Cell towers send out radio frequency energy. Directly in front of a cell tower’s antenna, the energy is strong enough to heat human molecules to dangerous levels. But the strength of the emission drops drastically with distance, and thermal effects disappear. The question is: Can long-term exposure to radio frequency energy cause negative health effects?

Experts have told the Sun there is no evidence that cell towers threaten residents’ health. The World Health Organization also says there’s no information attesting to such risks.

Other researchers, however, said more study is needed to be sure low-level exposure over a long period is safe.

What does the day care center say about all this?

We called the center. A man named “Michael” said he had no comment and hung up. We called back and a woman said she would give a message to the owner, but that he probably wouldn’t want to talk either.

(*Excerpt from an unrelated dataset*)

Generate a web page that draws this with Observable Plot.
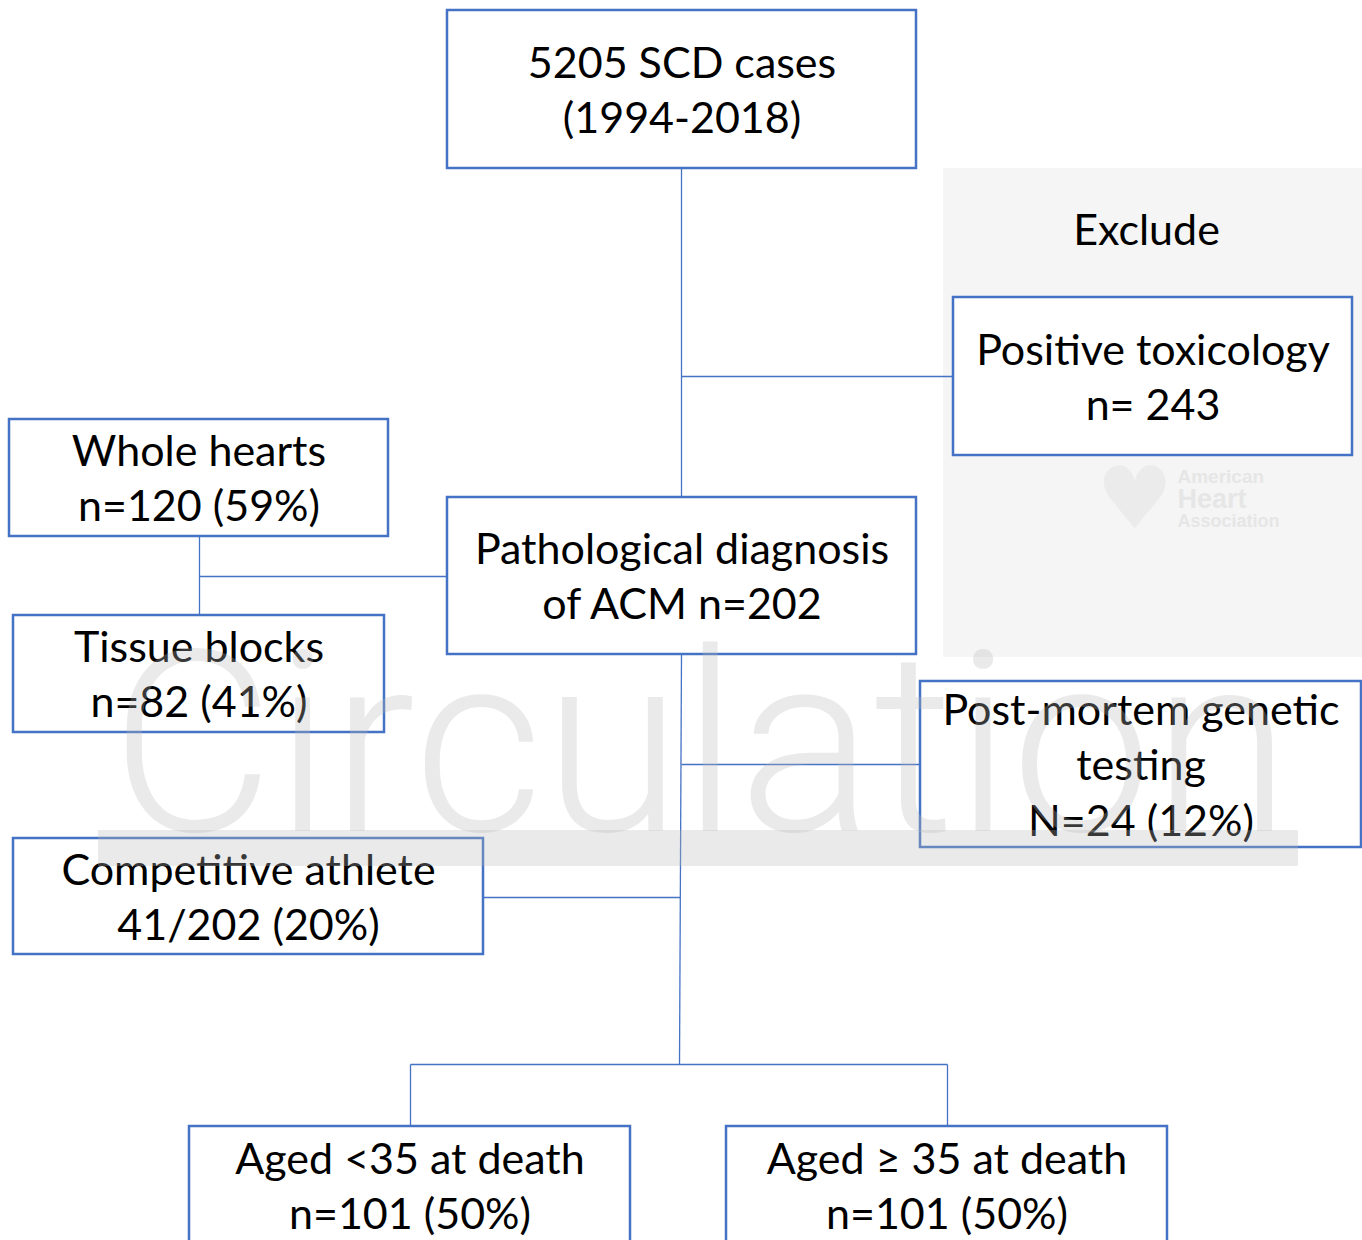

We also called the day care center’s corporate parent, based in Georgia. An employee said the company is aware of the issue, and higher-ups would call us back. We never heard back.

We did get in touch with Joe Moscola, a local cell phone tower provider. His company can even disguise them as palm trees. He dismissed the health concerns.

“Cell phone towers do not harm humans at a distance,” he said. “There is more radio frequency coming out of a microwave oven.”

But some neighbors of the day care center tower remain unconvinced.

“If the science is uncertain, why would you take any risk of putting young children in harm’s way?” said Brian Rakvica, an environmental engineer who lives nearby.

Plus, he said, the faux flag pole design isn’t cutting it for him.

“Aesthetically, it’s disgusting,” he said.